Amílcar Cabral n’était par un dirigeant ordinaire, comme beaucoup d’idéologues passés à la lutte armée à défaut d’autres options politiques, ou emportés par le tumulte des événements. Le Guinéen était avant tout un homme de terrain, un agronome qui avait commencé par étudier le substrat économique, culturel, social et tribal de son pays avant de définir les moyens à utiliser pour encourager toute une population à résister. Ce 6 janvier 1966, un an jour pour jour après sa rencontre avec Che Guevara à Conakry, il lui semblait opportun de souligner comment s’élaborait une stratégie sur le continent africain : « Il est bon de se rappeler, dans cette ambiance tricontinentale où les expériences et les exemples abondent, que, si grandes soient la similitude des cas en présence et l’identité de nos ennemis, la libération nationale et la révolution sociale ne sont pas des marchandises d’exportation ; elles sont – et chaque jour davantage – le produit d’une élaboration locale, nationale, plus ou moins influencée par des facteurs extérieurs (favorables et défavorables), mais essentiellement déterminée et conditionnée par la réalité historique de chaque peuple, et consolidée par la victoire ou la solution correcte des contradictions internes entre les diverses catégories qui caractérisent cette réalité. […]

« Nous devons reconnaître, toutefois, que nous-mêmes et les autres mouvements de libération en général (nous nous référons surtout à l’expérience africaine) n’avons pas su apporter toute l’attention nécessaire à ce problème important de notre lutte commune. Le défaut idéologique, pour ne pas dire le manque total d’idéologie, au sein des mouvements de libération nationale – ce qui se justifie à la base par l’ignorance de la réalité historique que ces mouvements prétendent transformer – constitue une des plus grandes, sinon la plus grande faiblesse de notre lutte contre l’impérialisme. »

Mais ce n’était pas tout. Celui que Ben Barka avait baptisé le « Lénine africain » allait faire sursauter les « léninistes » en leur suggérant de revoir leurs classiques : « Ceux qui affirment – et, à notre point de vue, avec raison – que la force motrice de l’Histoire est la lutte de classes seraient certainement d’accord pour réviser cette assertion, afin de la préciser et de lui donner un champ d’application encore plus vaste, s’ils connaissaient plus profondément les caractéristiques essentielles de certains peuples colonisés, c’est-à-dire dominés par l’impérialisme. En effet, dans l’évolution générale de l’humanité et de chacun des peuples qui la composent, les classes n’apparaissent ni comme phénomène généralisé et simultané dans la totalité de ces groupes ni comme un tout achevé, parfait, uniforme et spontané. »

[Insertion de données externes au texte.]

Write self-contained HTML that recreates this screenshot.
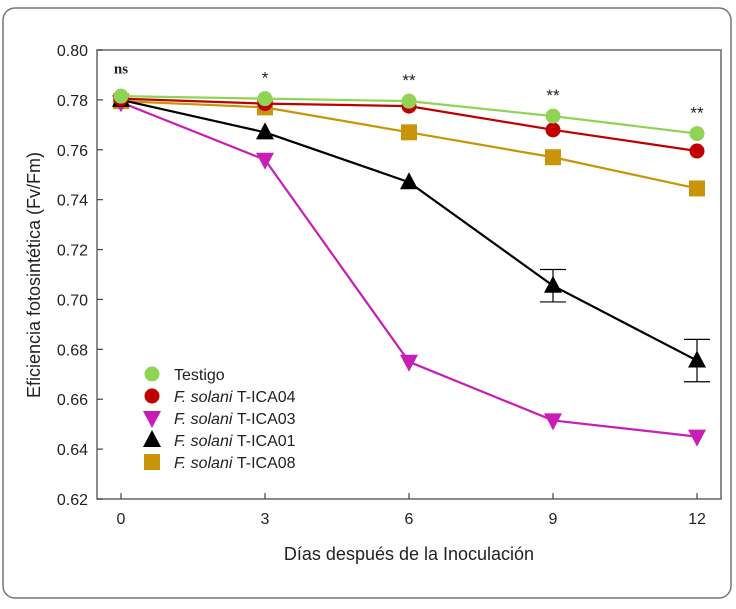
<!DOCTYPE html>
<html><head><meta charset="utf-8"><style>
body{margin:0;background:#fff;}
svg text{font-family:"Liberation Sans",sans-serif;}
</style></head><body>
<svg width="736" height="604" viewBox="0 0 736 604">
<rect x="3" y="8" width="728" height="590" rx="12" fill="#fff" stroke="#777" stroke-width="1.5"/>
<g id="plot"></g>
</svg>
<script>
const days=[0,3,6,9,12];
const yTicks=[0.62,0.64,0.66,0.68,0.70,0.72,0.74,0.76,0.78,0.80];
const testigo=[0.7815,0.7805,0.7795,0.7735,0.7665];
const ica04=[0.7805,0.7785,0.7775,0.768,0.7595];
const ica03=[0.779,0.756,0.675,0.6515,0.645];
const ica01=[0.780,0.767,0.747,0.7055,0.6755];
const ica01err=[0,0,0,0.0065,0.0085];
const ica08=[0.7795,0.777,0.767,0.757,0.7445];
const sigLabels=['ns','*','**','**','**'];
const sigY=[0.7905,0.7865,0.7855,0.7795,0.7725];
const NS='http://www.w3.org/2000/svg';
const g=document.getElementById('plot');
const X=d=>121+(d/3)*144;
const Y=v=>50+(0.80-v)/0.18*449;
function mk(t,a,p){const e=document.createElementNS(NS,t);for(const k in a)e.setAttribute(k,a[k]);(p||g).appendChild(e);return e;}
let e;
e=mk('rect',{x:97,y:50,width:624,height:449,fill:'none',stroke:'#666','stroke-width':1.5});


yTicks.forEach(v=>{
 mk('line',{x1:97,x2:103,y1:Y(v),y2:Y(v),stroke:'#444','stroke-width':1.2});
 e=mk('text',{x:88,y:Y(v)+6,'text-anchor':'end','font-size':16,fill:'#222'});e.textContent=v.toFixed(2);
 
 
});
days.forEach(d=>{
 mk('line',{x1:X(d),x2:X(d),y1:499,y2:493,stroke:'#444','stroke-width':1.2});
 e=mk('text',{x:X(d),y:524,'text-anchor':'middle','font-size':16,fill:'#222'});e.textContent=d;
 
 
});
e=mk('text',{x:409,y:560,'text-anchor':'middle','font-size':18,fill:'#222'});e.textContent='Días después de la Inoculación';


e=mk('text',{x:0,y:0,'text-anchor':'middle','font-size':18,fill:'#222',transform:'translate(40,275) rotate(-90)'});e.textContent='Eficiencia fotosintética (Fv/Fm)';


function marker(type,x,y,c,p){
 if(type=='circle')return mk('circle',{cx:x,cy:y,r:7.5,fill:c},p);
 if(type=='square')return mk('rect',{x:x-8,y:y-8,width:16,height:16,fill:c},p);
 if(type=='up')return mk('polygon',{points:`${x},${y-10} ${x-9},${y+7} ${x+9},${y+7}`,fill:c},p);
 return mk('polygon',{points:`${x},${y+10} ${x-9},${y-7} ${x+9},${y-7}`,fill:c},p);
}
const series=[
 {name:'T-ICA08',data:ica08,c:'#c8940a',m:'square'},
 {name:'T-ICA03',data:ica03,c:'#c81eb8',m:'down'},
 {name:'T-ICA01',data:ica01,c:'#000',m:'up',err:ica01err},
 {name:'T-ICA04',data:ica04,c:'#c00000',m:'circle'},
 {name:'Testigo',data:testigo,c:'#8fd454',m:'circle'}];
series.forEach(s=>{
 const grp=mk('g',{});
 
 
 mk('polyline',{points:s.data.map((v,i)=>X(days[i])+','+Y(v)).join(' '),fill:'none',stroke:s.c,'stroke-width':2.2},grp);
 s.data.forEach((v,i)=>{
  if(s.err&&s.err[i]>0){
   const x=X(days[i]),y1=Y(v+s.err[i]),y2=Y(v-s.err[i]);
   mk('path',{d:`M${x},${y1}V${y2}M${x-13},${y1}H${x+13}M${x-13},${y2}H${x+13}`,stroke:'#000','stroke-width':1.2,fill:'none'},grp);
  }
  e=marker(s.m,X(days[i]),Y(v),s.c,grp);
  
  
 });
});
sigLabels.forEach((t,i)=>{
 e=mk('text',{x:X(days[i]),y:Y(sigY[i]),'text-anchor':'middle','font-size':i==0?15:17,'font-weight':i==0?'bold':'normal',fill:'#222',style:i==0?'font-family:"Liberation Serif",serif':''});
 e.textContent=t;
 
 
});
const leg=[['circle','#8fd454','Testigo',false],['circle','#c00000','T-ICA04',true],['down','#c81eb8','T-ICA03',true],['up','#000','T-ICA01',true],['square','#c8940a','T-ICA08',true]];
leg.forEach((l,i)=>{
 const y=374+i*22;
 const lg=mk('g',{});
 
 
 marker(l[0],152,y,l[1],lg);
 const t=mk('text',{x:174,y:y+6,'font-size':16,fill:'#222'},lg);
 if(l[3]){const it=mk('tspan',{'font-style':'italic'},t);it.textContent='F. solani ';const r=mk('tspan',{},t);r.textContent=l[2];}
 else t.textContent=l[2];
});
</script>
</body></html>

Charaf Rachidov, qui devait prendre la parole dans l’après-midi, et ses nombreux camarades se demandèrent s’ils allaient devoir « manger leur chapeau ». Tout ça pour ça ? La veille, ils s’étaient fait étriller par les Chinois. Et aujourd’hui un petit militant barbu était en train de leur expliquer que la « lutte des classes » n’était peut-être pas un concept opérationnel pour analyser la situation africaine… Après avoir développé ce concept, qui semblait au contraire ravir de nombreux « tricontinentaux » plus pragmatiques qu’idéologues, Amílcar interrogea l’assemblée qui ne s’attendait pas, après deux jours d’interventions souvent pontifiantes, à un tel sursaut oscillant entre sociologie militante et philosophie politique. Le tout très pédagogique et fort simple à comprendre : « Ce qui vient d’être dit permet de poser la question suivante : est-ce que l’Histoire commence seulement à partir du moment où se développe le phénomène “classe” et par conséquent la lutte de classes ? Répondre affirmativement reviendrait à situer hors de l’Histoire toute la période de vie des groupes humains qui va de la découverte de la chasse et, postérieurement, de l’agriculture nomade et sédentaire à la création des troupeaux et à l’appropriation privée de la terre.

« Ce serait aussi alors – et nous nous refusons à l’accepter – considérer que plusieurs groupes humains d’Afrique, d’Asie et d’Amérique latine vivaient sans histoire, ou en dehors de l’Histoire, au moment où ils furent soumis au joug de l’impérialisme. Ce serait considérer que des populations de nos pays, telles que les Balantes de Guinée, les Kouaniama d’Angola et les Maconde du Mozambique, vivent encore aujourd’hui – si nous faisons abstraction des légères influences du colonialisme auxquelles elles furent soumises – en dehors de l’Histoire, ou n’ont pas d’histoire. […] Parce que si, d’un côté, nous constatons que l’existence de l’Histoire avant la lutte des classes est garantie, et évitons par là à quelques groupements humains de nos pays – et peut-être de notre continent – la triste condition de peuples sans histoire, nous dégageons, d’un autre côté, la continuité de l’Histoire, même après la disparition de la lutte de classes ou des classes elles-mêmes. »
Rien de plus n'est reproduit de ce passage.